Entries with chart source code:

-----

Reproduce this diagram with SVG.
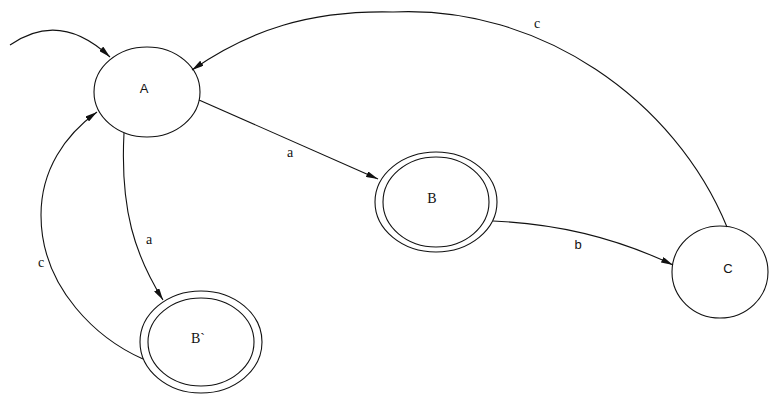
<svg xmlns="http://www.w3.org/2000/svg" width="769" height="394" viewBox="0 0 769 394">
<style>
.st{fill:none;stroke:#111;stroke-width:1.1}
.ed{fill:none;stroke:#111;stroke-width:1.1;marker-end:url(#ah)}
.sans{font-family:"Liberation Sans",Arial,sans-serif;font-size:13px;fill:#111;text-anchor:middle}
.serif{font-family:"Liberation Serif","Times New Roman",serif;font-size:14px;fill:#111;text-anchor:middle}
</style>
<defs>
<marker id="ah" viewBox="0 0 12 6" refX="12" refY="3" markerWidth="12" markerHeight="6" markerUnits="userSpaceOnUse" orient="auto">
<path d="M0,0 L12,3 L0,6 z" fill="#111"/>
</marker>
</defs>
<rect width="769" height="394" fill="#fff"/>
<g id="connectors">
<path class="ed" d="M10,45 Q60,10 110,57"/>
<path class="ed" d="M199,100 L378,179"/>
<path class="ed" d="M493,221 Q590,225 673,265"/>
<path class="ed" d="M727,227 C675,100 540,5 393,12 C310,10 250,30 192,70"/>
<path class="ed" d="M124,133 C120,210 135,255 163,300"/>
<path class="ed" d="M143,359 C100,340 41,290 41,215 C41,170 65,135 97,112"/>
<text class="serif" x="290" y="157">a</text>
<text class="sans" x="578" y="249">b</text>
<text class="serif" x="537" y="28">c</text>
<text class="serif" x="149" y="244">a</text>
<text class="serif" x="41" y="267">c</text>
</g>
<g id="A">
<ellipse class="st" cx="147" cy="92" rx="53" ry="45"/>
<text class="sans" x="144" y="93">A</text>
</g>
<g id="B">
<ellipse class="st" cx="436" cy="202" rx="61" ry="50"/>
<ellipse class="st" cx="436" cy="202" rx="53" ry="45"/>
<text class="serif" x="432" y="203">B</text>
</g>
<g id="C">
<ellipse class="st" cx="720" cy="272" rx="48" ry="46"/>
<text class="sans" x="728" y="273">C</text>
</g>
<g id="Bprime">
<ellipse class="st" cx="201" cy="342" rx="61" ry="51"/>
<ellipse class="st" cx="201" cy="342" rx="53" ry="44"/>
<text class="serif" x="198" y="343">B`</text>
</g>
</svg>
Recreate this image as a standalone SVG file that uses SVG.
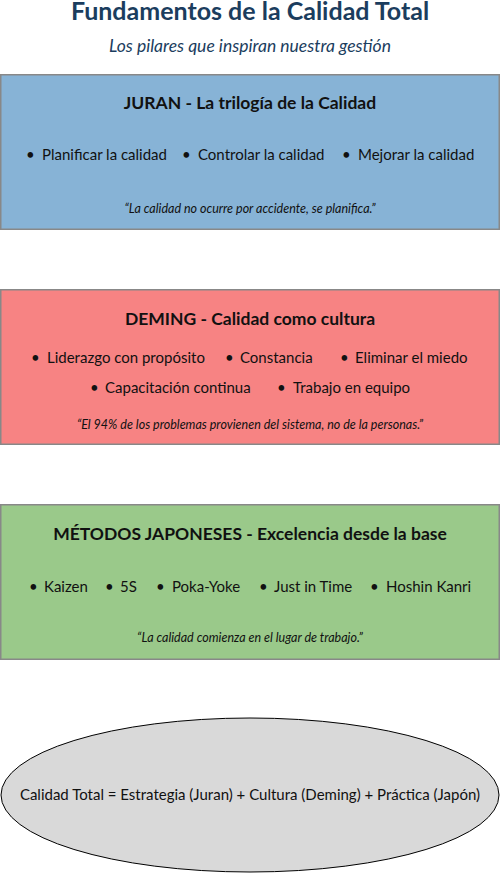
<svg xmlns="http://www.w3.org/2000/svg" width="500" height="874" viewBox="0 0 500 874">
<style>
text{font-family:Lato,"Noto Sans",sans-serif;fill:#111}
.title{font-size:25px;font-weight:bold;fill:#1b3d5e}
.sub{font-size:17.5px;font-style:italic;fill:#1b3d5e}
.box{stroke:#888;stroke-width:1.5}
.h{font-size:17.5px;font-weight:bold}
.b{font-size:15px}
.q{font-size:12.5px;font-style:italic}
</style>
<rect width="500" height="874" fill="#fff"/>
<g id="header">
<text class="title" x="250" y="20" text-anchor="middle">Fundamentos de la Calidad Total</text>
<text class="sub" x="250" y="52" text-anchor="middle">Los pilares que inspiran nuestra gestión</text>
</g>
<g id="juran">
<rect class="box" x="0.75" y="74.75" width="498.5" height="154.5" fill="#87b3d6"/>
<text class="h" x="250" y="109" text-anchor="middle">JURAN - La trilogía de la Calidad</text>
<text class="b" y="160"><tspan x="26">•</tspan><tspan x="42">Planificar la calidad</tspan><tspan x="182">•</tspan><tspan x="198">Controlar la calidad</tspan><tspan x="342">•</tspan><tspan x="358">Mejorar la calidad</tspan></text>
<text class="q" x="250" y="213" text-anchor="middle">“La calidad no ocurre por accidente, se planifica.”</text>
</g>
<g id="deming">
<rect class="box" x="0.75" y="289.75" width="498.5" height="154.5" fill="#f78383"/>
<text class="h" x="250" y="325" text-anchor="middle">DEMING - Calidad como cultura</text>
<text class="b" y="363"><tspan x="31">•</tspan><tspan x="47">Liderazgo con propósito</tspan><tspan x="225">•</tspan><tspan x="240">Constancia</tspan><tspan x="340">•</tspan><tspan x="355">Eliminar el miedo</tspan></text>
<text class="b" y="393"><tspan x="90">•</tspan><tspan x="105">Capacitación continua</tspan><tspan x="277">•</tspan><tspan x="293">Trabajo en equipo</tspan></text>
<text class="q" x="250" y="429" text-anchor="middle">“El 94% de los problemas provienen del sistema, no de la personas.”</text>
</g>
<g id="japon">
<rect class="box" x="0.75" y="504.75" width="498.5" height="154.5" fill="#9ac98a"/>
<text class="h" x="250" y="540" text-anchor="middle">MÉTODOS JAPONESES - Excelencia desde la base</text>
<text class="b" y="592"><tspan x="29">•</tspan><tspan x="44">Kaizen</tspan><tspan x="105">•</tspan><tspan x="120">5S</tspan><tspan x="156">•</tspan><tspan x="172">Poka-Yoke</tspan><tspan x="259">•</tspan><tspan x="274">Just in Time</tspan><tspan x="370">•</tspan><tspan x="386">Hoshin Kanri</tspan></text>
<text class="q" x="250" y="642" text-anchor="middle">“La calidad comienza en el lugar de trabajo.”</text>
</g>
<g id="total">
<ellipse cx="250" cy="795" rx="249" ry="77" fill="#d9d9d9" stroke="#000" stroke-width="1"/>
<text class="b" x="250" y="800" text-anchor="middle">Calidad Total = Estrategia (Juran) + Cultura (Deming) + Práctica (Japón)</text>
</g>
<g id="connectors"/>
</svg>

-----

Write the records out again in full, exactly, and skip every picture.

**IN RESPONSE:**
Reproduce this diagram with SVG.
<svg xmlns="http://www.w3.org/2000/svg" width="769" height="394" viewBox="0 0 769 394">
<style>
.st{fill:none;stroke:#111;stroke-width:1.1}
.ed{fill:none;stroke:#111;stroke-width:1.1;marker-end:url(#ah)}
.sans{font-family:"Liberation Sans",Arial,sans-serif;font-size:13px;fill:#111;text-anchor:middle}
.serif{font-family:"Liberation Serif","Times New Roman",serif;font-size:14px;fill:#111;text-anchor:middle}
</style>
<defs>
<marker id="ah" viewBox="0 0 12 6" refX="12" refY="3" markerWidth="12" markerHeight="6" markerUnits="userSpaceOnUse" orient="auto">
<path d="M0,0 L12,3 L0,6 z" fill="#111"/>
</marker>
</defs>
<rect width="769" height="394" fill="#fff"/>
<g id="connectors">
<path class="ed" d="M10,45 Q60,10 110,57"/>
<path class="ed" d="M199,100 L378,179"/>
<path class="ed" d="M493,221 Q590,225 673,265"/>
<path class="ed" d="M727,227 C675,100 540,5 393,12 C310,10 250,30 192,70"/>
<path class="ed" d="M124,133 C120,210 135,255 163,300"/>
<path class="ed" d="M143,359 C100,340 41,290 41,215 C41,170 65,135 97,112"/>
<text class="serif" x="290" y="157">a</text>
<text class="sans" x="578" y="249">b</text>
<text class="serif" x="537" y="28">c</text>
<text class="serif" x="149" y="244">a</text>
<text class="serif" x="41" y="267">c</text>
</g>
<g id="A">
<ellipse class="st" cx="147" cy="92" rx="53" ry="45"/>
<text class="sans" x="144" y="93">A</text>
</g>
<g id="B">
<ellipse class="st" cx="436" cy="202" rx="61" ry="50"/>
<ellipse class="st" cx="436" cy="202" rx="53" ry="45"/>
<text class="serif" x="432" y="203">B</text>
</g>
<g id="C">
<ellipse class="st" cx="720" cy="272" rx="48" ry="46"/>
<text class="sans" x="728" y="273">C</text>
</g>
<g id="Bprime">
<ellipse class="st" cx="201" cy="342" rx="61" ry="51"/>
<ellipse class="st" cx="201" cy="342" rx="53" ry="44"/>
<text class="serif" x="198" y="343">B`</text>
</g>
</svg>
Recreate this image as a standalone SVG file that uses SVG.
<svg xmlns="http://www.w3.org/2000/svg" width="500" height="874" viewBox="0 0 500 874">
<style>
text{font-family:Lato,"Noto Sans",sans-serif;fill:#111}
.title{font-size:25px;font-weight:bold;fill:#1b3d5e}
.sub{font-size:17.5px;font-style:italic;fill:#1b3d5e}
.box{stroke:#888;stroke-width:1.5}
.h{font-size:17.5px;font-weight:bold}
.b{font-size:15px}
.q{font-size:12.5px;font-style:italic}
</style>
<rect width="500" height="874" fill="#fff"/>
<g id="header">
<text class="title" x="250" y="20" text-anchor="middle">Fundamentos de la Calidad Total</text>
<text class="sub" x="250" y="52" text-anchor="middle">Los pilares que inspiran nuestra gestión</text>
</g>
<g id="juran">
<rect class="box" x="0.75" y="74.75" width="498.5" height="154.5" fill="#87b3d6"/>
<text class="h" x="250" y="109" text-anchor="middle">JURAN - La trilogía de la Calidad</text>
<text class="b" y="160"><tspan x="26">•</tspan><tspan x="42">Planificar la calidad</tspan><tspan x="182">•</tspan><tspan x="198">Controlar la calidad</tspan><tspan x="342">•</tspan><tspan x="358">Mejorar la calidad</tspan></text>
<text class="q" x="250" y="213" text-anchor="middle">“La calidad no ocurre por accidente, se planifica.”</text>
</g>
<g id="deming">
<rect class="box" x="0.75" y="289.75" width="498.5" height="154.5" fill="#f78383"/>
<text class="h" x="250" y="325" text-anchor="middle">DEMING - Calidad como cultura</text>
<text class="b" y="363"><tspan x="31">•</tspan><tspan x="47">Liderazgo con propósito</tspan><tspan x="225">•</tspan><tspan x="240">Constancia</tspan><tspan x="340">•</tspan><tspan x="355">Eliminar el miedo</tspan></text>
<text class="b" y="393"><tspan x="90">•</tspan><tspan x="105">Capacitación continua</tspan><tspan x="277">•</tspan><tspan x="293">Trabajo en equipo</tspan></text>
<text class="q" x="250" y="429" text-anchor="middle">“El 94% de los problemas provienen del sistema, no de la personas.”</text>
</g>
<g id="japon">
<rect class="box" x="0.75" y="504.75" width="498.5" height="154.5" fill="#9ac98a"/>
<text class="h" x="250" y="540" text-anchor="middle">MÉTODOS JAPONESES - Excelencia desde la base</text>
<text class="b" y="592"><tspan x="29">•</tspan><tspan x="44">Kaizen</tspan><tspan x="105">•</tspan><tspan x="120">5S</tspan><tspan x="156">•</tspan><tspan x="172">Poka-Yoke</tspan><tspan x="259">•</tspan><tspan x="274">Just in Time</tspan><tspan x="370">•</tspan><tspan x="386">Hoshin Kanri</tspan></text>
<text class="q" x="250" y="642" text-anchor="middle">“La calidad comienza en el lugar de trabajo.”</text>
</g>
<g id="total">
<ellipse cx="250" cy="795" rx="249" ry="77" fill="#d9d9d9" stroke="#000" stroke-width="1"/>
<text class="b" x="250" y="800" text-anchor="middle">Calidad Total = Estrategia (Juran) + Cultura (Deming) + Práctica (Japón)</text>
</g>
<g id="connectors"/>
</svg>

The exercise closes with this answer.